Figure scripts

____________

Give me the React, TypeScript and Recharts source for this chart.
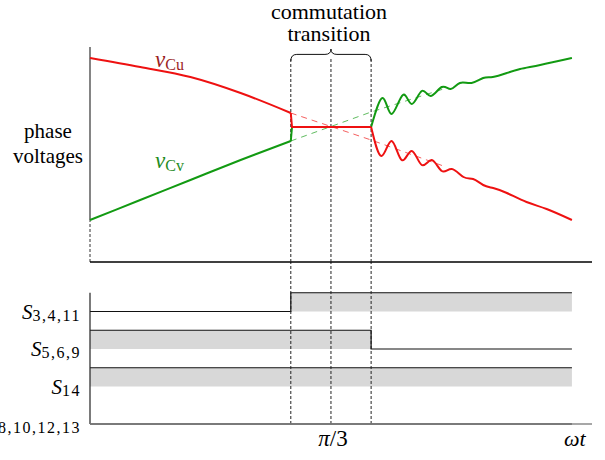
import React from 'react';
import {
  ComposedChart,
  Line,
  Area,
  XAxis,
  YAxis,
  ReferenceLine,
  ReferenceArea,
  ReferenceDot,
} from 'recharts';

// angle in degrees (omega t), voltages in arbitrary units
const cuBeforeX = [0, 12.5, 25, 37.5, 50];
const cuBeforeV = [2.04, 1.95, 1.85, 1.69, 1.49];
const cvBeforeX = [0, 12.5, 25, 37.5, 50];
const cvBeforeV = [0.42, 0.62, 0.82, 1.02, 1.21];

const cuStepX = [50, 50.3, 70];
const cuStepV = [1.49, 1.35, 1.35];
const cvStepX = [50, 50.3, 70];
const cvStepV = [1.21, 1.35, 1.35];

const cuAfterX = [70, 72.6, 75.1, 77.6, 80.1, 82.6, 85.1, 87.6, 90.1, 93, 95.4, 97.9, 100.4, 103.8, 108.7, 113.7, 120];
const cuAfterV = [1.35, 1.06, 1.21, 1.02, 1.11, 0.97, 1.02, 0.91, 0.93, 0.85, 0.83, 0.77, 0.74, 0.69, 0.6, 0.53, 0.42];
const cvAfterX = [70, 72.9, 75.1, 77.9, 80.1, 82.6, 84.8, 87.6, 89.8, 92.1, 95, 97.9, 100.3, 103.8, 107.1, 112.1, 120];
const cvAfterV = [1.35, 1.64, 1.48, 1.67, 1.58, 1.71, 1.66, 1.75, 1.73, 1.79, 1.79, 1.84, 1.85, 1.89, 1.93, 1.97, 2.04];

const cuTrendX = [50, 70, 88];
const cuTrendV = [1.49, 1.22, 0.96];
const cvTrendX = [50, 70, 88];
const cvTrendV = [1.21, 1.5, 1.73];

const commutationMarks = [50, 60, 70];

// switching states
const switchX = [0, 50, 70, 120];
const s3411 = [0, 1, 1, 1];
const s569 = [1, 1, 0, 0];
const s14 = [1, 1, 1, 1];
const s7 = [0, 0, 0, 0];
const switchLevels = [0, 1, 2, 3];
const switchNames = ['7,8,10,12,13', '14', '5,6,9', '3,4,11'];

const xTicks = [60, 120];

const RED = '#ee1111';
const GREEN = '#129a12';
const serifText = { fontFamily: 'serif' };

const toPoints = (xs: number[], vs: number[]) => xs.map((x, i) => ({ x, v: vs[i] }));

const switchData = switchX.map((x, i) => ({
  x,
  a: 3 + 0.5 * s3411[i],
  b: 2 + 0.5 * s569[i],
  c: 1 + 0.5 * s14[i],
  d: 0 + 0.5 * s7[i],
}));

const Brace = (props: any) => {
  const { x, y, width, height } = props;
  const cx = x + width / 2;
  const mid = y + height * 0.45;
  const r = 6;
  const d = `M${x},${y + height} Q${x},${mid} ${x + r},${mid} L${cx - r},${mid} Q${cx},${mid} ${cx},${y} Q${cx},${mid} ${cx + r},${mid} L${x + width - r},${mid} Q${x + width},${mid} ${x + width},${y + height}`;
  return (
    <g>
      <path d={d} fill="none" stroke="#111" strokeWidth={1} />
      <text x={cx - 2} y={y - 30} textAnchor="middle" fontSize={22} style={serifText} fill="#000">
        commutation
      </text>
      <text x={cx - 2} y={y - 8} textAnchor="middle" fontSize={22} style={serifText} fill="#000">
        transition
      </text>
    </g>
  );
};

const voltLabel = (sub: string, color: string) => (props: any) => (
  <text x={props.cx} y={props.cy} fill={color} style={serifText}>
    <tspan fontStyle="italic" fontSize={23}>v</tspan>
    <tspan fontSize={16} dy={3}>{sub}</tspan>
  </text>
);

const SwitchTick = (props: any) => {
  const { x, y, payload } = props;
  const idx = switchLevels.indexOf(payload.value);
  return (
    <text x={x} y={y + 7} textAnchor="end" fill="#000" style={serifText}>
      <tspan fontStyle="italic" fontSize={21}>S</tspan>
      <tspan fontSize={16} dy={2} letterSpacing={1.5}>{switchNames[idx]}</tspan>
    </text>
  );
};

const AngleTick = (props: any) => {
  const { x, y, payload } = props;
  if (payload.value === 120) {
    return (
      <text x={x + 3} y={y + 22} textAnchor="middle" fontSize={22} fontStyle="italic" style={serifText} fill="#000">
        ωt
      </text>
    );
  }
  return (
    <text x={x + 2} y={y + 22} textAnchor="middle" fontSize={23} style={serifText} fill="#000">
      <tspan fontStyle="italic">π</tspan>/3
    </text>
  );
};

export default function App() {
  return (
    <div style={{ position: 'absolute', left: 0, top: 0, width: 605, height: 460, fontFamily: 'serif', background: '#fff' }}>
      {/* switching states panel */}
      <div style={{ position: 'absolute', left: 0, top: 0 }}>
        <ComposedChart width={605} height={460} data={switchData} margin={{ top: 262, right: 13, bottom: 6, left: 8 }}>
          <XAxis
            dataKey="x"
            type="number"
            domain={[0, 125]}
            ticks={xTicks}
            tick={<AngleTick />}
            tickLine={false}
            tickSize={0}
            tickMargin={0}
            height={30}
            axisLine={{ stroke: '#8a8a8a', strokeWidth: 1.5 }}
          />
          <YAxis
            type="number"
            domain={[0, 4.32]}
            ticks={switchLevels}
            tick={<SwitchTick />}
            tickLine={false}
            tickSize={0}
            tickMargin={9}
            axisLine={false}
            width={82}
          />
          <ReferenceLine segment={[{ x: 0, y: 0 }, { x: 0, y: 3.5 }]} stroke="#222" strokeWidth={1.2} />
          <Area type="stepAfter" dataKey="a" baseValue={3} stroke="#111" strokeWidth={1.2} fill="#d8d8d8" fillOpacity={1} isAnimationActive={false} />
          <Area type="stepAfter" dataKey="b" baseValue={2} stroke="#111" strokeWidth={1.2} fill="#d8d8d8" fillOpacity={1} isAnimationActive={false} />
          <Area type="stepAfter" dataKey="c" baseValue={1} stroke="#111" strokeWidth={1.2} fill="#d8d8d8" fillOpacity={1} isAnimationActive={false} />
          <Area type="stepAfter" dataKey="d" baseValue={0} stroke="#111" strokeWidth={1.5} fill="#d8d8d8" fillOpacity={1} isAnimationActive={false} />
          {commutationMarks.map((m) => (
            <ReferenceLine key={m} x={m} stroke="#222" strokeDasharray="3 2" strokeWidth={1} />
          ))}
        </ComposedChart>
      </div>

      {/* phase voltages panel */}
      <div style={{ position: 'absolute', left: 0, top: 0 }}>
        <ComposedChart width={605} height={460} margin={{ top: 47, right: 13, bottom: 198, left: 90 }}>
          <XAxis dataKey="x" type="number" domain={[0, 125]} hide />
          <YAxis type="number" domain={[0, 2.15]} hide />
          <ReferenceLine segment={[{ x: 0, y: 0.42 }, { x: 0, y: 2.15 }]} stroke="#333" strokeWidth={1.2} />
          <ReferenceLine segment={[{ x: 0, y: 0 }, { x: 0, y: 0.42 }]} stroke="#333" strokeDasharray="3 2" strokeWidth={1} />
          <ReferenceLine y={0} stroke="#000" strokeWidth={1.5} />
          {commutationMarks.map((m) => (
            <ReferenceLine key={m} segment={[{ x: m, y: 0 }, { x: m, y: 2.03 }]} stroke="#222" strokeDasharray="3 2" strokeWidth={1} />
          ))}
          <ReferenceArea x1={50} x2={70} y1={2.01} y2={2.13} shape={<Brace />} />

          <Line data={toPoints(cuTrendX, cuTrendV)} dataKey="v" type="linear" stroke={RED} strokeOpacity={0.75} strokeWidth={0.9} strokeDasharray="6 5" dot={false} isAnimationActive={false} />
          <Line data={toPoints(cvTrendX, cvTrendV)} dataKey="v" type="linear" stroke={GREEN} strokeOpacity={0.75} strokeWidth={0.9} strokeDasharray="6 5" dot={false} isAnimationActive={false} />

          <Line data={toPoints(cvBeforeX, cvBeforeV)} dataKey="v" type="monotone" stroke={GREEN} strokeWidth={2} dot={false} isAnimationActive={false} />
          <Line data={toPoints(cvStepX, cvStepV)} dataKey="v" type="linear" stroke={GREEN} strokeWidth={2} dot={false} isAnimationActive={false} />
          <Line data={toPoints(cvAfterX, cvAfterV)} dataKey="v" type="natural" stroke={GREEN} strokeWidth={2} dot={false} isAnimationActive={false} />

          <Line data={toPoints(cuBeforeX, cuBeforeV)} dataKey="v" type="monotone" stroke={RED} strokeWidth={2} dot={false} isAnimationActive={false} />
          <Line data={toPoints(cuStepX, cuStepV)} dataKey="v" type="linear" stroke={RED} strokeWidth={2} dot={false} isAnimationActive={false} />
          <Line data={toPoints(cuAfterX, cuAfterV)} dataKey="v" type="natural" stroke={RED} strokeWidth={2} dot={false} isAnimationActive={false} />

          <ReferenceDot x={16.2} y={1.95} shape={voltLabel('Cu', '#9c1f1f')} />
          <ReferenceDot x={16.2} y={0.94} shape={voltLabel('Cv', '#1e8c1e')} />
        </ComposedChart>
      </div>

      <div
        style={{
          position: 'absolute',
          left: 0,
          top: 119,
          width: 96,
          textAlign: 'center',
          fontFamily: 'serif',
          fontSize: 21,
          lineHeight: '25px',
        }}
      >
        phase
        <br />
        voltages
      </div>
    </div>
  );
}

____________

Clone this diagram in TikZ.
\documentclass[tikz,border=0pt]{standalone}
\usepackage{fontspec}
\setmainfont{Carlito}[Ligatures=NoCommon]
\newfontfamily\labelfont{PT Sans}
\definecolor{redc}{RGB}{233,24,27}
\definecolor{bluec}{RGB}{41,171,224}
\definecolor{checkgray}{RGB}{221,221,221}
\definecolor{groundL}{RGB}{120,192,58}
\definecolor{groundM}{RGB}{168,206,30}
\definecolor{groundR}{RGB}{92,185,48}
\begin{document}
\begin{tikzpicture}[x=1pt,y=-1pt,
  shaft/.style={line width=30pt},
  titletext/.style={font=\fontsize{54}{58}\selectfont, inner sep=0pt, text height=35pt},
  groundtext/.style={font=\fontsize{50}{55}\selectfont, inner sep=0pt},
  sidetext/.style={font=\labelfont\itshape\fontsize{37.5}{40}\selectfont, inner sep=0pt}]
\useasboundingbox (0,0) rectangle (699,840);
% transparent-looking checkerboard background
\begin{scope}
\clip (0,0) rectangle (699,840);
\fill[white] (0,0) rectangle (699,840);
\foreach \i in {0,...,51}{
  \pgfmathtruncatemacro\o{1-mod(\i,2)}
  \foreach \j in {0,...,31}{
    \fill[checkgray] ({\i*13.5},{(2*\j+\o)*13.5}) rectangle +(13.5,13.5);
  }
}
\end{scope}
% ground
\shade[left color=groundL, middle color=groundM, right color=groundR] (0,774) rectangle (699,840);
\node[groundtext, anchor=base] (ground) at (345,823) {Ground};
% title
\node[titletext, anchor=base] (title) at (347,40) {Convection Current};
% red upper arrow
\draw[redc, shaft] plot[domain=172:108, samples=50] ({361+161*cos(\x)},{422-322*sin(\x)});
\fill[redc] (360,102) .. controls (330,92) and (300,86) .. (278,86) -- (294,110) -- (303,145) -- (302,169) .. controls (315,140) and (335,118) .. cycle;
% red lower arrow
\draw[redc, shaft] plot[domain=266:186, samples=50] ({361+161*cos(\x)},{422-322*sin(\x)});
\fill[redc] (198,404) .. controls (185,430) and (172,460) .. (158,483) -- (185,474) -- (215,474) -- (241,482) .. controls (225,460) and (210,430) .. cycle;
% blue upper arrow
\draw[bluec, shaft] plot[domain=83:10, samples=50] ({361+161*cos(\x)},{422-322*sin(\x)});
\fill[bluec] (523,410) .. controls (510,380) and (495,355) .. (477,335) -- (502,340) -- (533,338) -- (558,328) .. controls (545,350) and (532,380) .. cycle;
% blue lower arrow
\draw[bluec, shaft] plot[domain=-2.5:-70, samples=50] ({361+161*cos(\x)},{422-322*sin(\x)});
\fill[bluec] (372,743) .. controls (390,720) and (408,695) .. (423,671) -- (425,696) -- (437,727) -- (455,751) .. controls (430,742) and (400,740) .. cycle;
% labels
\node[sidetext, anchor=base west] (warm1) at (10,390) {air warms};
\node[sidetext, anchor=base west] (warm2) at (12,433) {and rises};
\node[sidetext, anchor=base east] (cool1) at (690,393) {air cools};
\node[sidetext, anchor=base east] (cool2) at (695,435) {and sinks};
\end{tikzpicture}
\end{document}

____________

What the exercise asks ::
Extract, without any images, the part of the material above that opens with the line containing "Give me the" and closes with the line containing "const cvBeforeV = [0.42, 0.62, 0.82, 1.02, 1.21];", both lines included.

Output for this task ::
Give me the React, TypeScript and Recharts source for this chart.
import React from 'react';
import {
  ComposedChart,
  Line,
  Area,
  XAxis,
  YAxis,
  ReferenceLine,
  ReferenceArea,
  ReferenceDot,
} from 'recharts';

// angle in degrees (omega t), voltages in arbitrary units
const cuBeforeX = [0, 12.5, 25, 37.5, 50];
const cuBeforeV = [2.04, 1.95, 1.85, 1.69, 1.49];
const cvBeforeX = [0, 12.5, 25, 37.5, 50];
const cvBeforeV = [0.42, 0.62, 0.82, 1.02, 1.21];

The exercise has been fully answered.